North Carolina presents a favorable environment for both demand and supply chain logistics. Demand is robust, driven by a strong housing market, population growth, and a climate conducive to year-round spa usage. From a supply chain perspective, the state's strategic location in the Southeast, coupled with its strong manufacturing labor force and competitive corporate tax rate (2.5%), makes it an attractive location for supplier distribution centers or light assembly. While no major blower manufacturing exists in-state, proximity to East Coast ports and major logistics hubs in Charlotte and the Piedmont Triad reduces inbound freight costs and lead times from European or Asian suppliers.

Risk Outlook

Risk Category Grade Justification
Supply Risk Medium High dependence on Asian-sourced motors and electronic components; port congestion remains a factor.
Price Volatility High Direct, significant exposure to volatile copper, steel, and semiconductor markets.
ESG Scrutiny Low Low public visibility, but increasing regulatory focus on energy consumption (a key ESG metric).
Geopolitical Risk Medium Potential for tariffs and trade friction with China, a primary source for motor sub-components.
Technology Obsolescence Medium Rapid shift to variable-speed and smart-enabled models could devalue inventory of older single-speed units.

Actionable Sourcing Recommendations

  1. Mandate Dual-Sourcing for Variable-Speed Models.

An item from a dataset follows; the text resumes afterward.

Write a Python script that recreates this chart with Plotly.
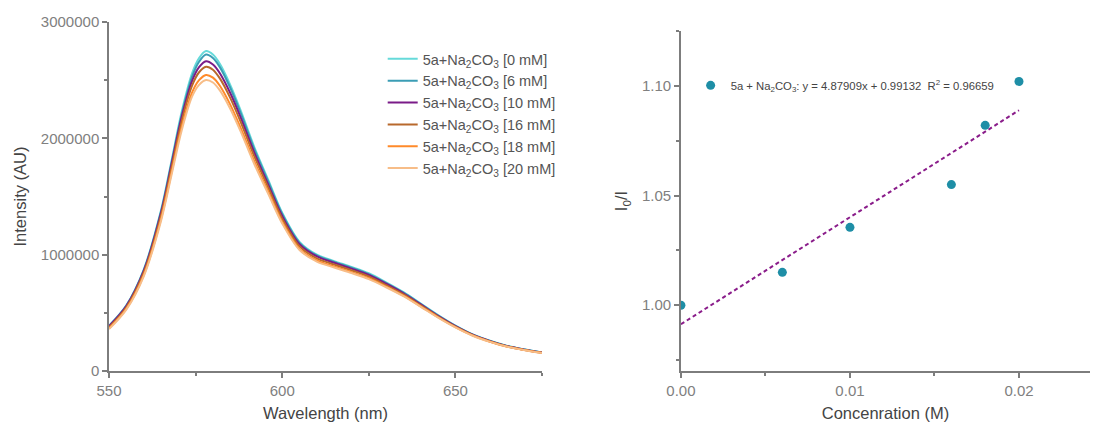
import plotly.graph_objects as go

# ---------------- data: emission spectra ----------------
wavelength = [550, 555, 560, 565, 568, 571, 574, 576, 578, 580, 582, 585, 588, 592, 596,
              600, 605, 610, 615, 620, 625, 630, 635, 640, 645, 650, 655, 660, 665, 670, 675]

int_0mM = [390, 565, 870, 1380, 1800, 2230, 2560, 2690, 2750, 2720, 2640, 2460, 2240, 1920, 1640,
           1360, 1110, 1000, 945, 895, 840, 762, 678, 580, 480, 390, 315, 260, 215, 185, 160]
int_6mM = [385, 560, 862, 1368, 1782, 2205, 2530, 2658, 2720, 2690, 2612, 2435, 2218, 1902, 1625,
           1350, 1102, 993, 938, 888, 833, 756, 673, 576, 477, 388, 313, 258, 214, 184, 159]
int_10mM = [385, 558, 858, 1358, 1768, 2185, 2495, 2612, 2662, 2635, 2560, 2390, 2180, 1872, 1600,
            1332, 1090, 985, 930, 880, 825, 750, 668, 572, 474, 386, 312, 257, 213, 183, 158]
int_16mM = [375, 548, 843, 1335, 1740, 2150, 2455, 2568, 2615, 2590, 2515, 2348, 2142, 1842, 1575,
            1310, 1072, 968, 915, 866, 812, 738, 658, 564, 468, 381, 308, 254, 211, 181, 157]
int_18mM = [365, 535, 823, 1305, 1700, 2100, 2395, 2500, 2545, 2522, 2452, 2290, 2090, 1800, 1540,
            1282, 1050, 950, 898, 850, 798, 726, 648, 556, 462, 377, 305, 252, 209, 180, 156]
int_20mM = [360, 528, 812, 1288, 1678, 2070, 2360, 2460, 2502, 2480, 2412, 2255, 2060, 1775, 1520,
            1268, 1040, 940, 890, 842, 790, 720, 643, 552, 459, 375, 303, 250, 208, 179, 155]

series_names = ["5a+Na<sub>2</sub>CO<sub>3</sub> [0 mM]",
                "5a+Na<sub>2</sub>CO<sub>3</sub> [6 mM]",
                "5a+Na<sub>2</sub>CO<sub>3</sub> [10 mM]",
                "5a+Na<sub>2</sub>CO<sub>3</sub> [16 mM]",
                "5a+Na<sub>2</sub>CO<sub>3</sub> [18 mM]",
                "5a+Na<sub>2</sub>CO<sub>3</sub> [20 mM]"]
series_values = [int_0mM, int_6mM, int_10mM, int_16mM, int_18mM, int_20mM]
series_colors = ["#66dada", "#3b9db5", "#7a1b88", "#b8692c", "#ff8a2a", "#f7bd88"]

# ---------------- data: Stern-Volmer ----------------
conc_M = [0.0, 0.006, 0.010, 0.016, 0.018, 0.020]
i0_over_i = [1.000, 1.015, 1.0355, 1.055, 1.082, 1.102]
fit_slope = 4.87909
fit_intercept = 0.99132
fit_x = [0.0, 0.020]

GRAY = "#7d7d7d"
FONT = "Arial, Liberation Sans, sans-serif"

fig = go.Figure()

for name, vals, col in zip(series_names, series_values, series_colors):
    fig.add_trace(go.Scatter(
        x=wavelength, y=[v * 1000 for v in vals], mode="lines", name=name,
        line=dict(color=col, width=2, shape="spline", smoothing=0.9),
        xaxis="x", yaxis="y", legend="legend"))

fig.add_trace(go.Scatter(
    x=fit_x, y=[fit_slope * x + fit_intercept for x in fit_x], mode="lines",
    line=dict(color="#8a1c8a", width=2, dash="4px,3px"), showlegend=False,
    xaxis="x2", yaxis="y2"))

fig.add_trace(go.Scatter(
    x=conc_M, y=i0_over_i, mode="markers",
    marker=dict(color="#1e8ea6", size=9),
    name="5a + Na<sub>2</sub>CO<sub>3</sub>: y = 4.87909x + 0.99132  R<sup>2</sup> = 0.96659",
    xaxis="x2", yaxis="y2", legend="legend2"))

axis_common = dict(showline=True, linecolor=GRAY, linewidth=1.5, ticks="outside",
                   tickcolor=GRAY, ticklen=5, tickwidth=1.5, showgrid=False, zeroline=False,
                   tickfont=dict(size=15, color="#808080", family=FONT),
                   minor=dict(ticks="outside", ticklen=3, tickcolor=GRAY, tickwidth=1.5))

fig.update_layout(
    width=1094, height=426,
    margin=dict(l=109, r=4, t=22, b=55),
    paper_bgcolor="white", plot_bgcolor="white",
    font=dict(family=FONT, color="#444"),
    xaxis=dict(domain=[0, 0.4414], range=[550, 675], tickvals=[550, 600, 650],
               minor_tickvals=[575, 625, 675],
               title=dict(text="Wavelength (nm)", font=dict(size=16.5, color="#444"), standoff=10),
               anchor="y", **axis_common),
    yaxis=dict(domain=[0, 1], range=[0, 3000000], tickvals=[0, 1000000, 2000000, 3000000],
               ticktext=["0", "1000000", "2000000", "3000000"],
               minor_tickvals=[500000, 1500000, 2500000],
               title=dict(text="Intensity (AU)", font=dict(size=16.5, color="#444"), standoff=10),
               anchor="x", **axis_common),
    xaxis2=dict(domain=[0.583, 1], range=[0, 0.0242], tickvals=[0, 0.01, 0.02],
                ticktext=["0.00", "0.01", "0.02"], minor_tickvals=[0.005, 0.015],
                title=dict(text="Concenration (M)", font=dict(size=16.5, color="#444"), standoff=10),
                anchor="y2", **axis_common),
    yaxis2=dict(domain=[0, 0.974], range=[0.97, 1.125], tickvals=[1.0, 1.05, 1.10],
                ticktext=["1.00", "1.05", "1.10"], minor_tickvals=[0.975, 1.025, 1.075, 1.125],
                title=dict(text="I<sub>0</sub>/I", font=dict(size=16.5, color="#444"), standoff=10),
                anchor="x2", **axis_common),
    legend=dict(x=0.279, y=0.94, xanchor="left", yanchor="top", bgcolor="rgba(0,0,0,0)",
                font=dict(size=14.5, color="#555", family=FONT), tracegroupgap=0),
    legend2=dict(x=0.5929, y=0.8185, xanchor="left", yanchor="middle", bgcolor="rgba(0,0,0,0)",
                 font=dict(size=11.3, color="#444", family=FONT)),
)

fig.write_html("out.html")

Initiate qualification of a secondary supplier for our top 3 variable-speed blower SKUs within 6 months. This mitigates single-source risk with incumbent suppliers (e.g., Balboa, Gecko) and creates competitive leverage to combat price increases driven by high-demand electronic components. Target a 5-8% cost reduction through competitive tension by Q4 2025.

  2. Prioritize Suppliers with North American Assembly/Warehousing. Shift ≥30% of spend to suppliers with final assembly or significant distribution centers in the US or Mexico over the next 12 months. This strategy reduces lead time volatility from trans-Pacific shipping by an estimated 15-20 days and provides a partial hedge against geopolitical tariffs, even if sub-components remain globally sourced.